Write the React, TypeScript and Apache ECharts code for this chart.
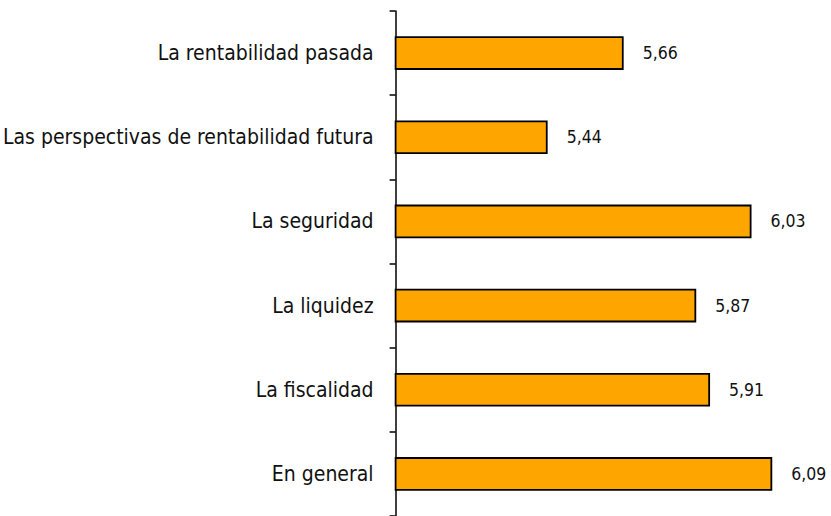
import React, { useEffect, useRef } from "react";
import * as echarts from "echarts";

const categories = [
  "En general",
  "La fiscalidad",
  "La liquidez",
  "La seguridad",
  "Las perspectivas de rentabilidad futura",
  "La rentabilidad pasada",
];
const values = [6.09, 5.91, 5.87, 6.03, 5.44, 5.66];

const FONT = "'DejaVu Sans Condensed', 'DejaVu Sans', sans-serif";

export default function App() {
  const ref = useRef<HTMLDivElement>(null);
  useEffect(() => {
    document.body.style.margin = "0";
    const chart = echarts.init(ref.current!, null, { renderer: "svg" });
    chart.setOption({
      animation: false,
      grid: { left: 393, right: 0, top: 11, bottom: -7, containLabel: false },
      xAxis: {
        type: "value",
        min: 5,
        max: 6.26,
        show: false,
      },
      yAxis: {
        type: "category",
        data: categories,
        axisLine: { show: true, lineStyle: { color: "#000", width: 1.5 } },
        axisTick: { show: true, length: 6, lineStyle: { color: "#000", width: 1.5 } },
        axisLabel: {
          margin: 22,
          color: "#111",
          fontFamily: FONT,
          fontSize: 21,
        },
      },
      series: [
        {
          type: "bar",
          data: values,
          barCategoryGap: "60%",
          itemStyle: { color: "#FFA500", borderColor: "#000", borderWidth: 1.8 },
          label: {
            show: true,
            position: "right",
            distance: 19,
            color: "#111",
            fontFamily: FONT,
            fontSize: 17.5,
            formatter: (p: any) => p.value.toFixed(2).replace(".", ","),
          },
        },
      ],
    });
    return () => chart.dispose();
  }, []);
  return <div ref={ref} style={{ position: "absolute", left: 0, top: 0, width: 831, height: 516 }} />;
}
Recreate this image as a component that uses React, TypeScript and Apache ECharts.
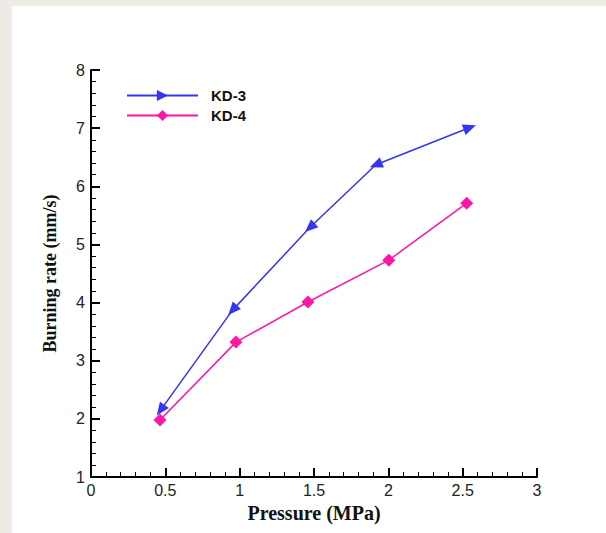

-=-=-=-=-

* PROMPT: Pictures are excluded; extract exactly the lines from the start of the data through the line that holds "const values = [6.09, 5.91, 5.87, 6.03, 5.44, 5.66];", both ends included.

* RESPONSE BELOW:
Write the React, TypeScript and Apache ECharts code for this chart.
import React, { useEffect, useRef } from "react";
import * as echarts from "echarts";

const categories = [
  "En general",
  "La fiscalidad",
  "La liquidez",
  "La seguridad",
  "Las perspectivas de rentabilidad futura",
  "La rentabilidad pasada",
];
const values = [6.09, 5.91, 5.87, 6.03, 5.44, 5.66];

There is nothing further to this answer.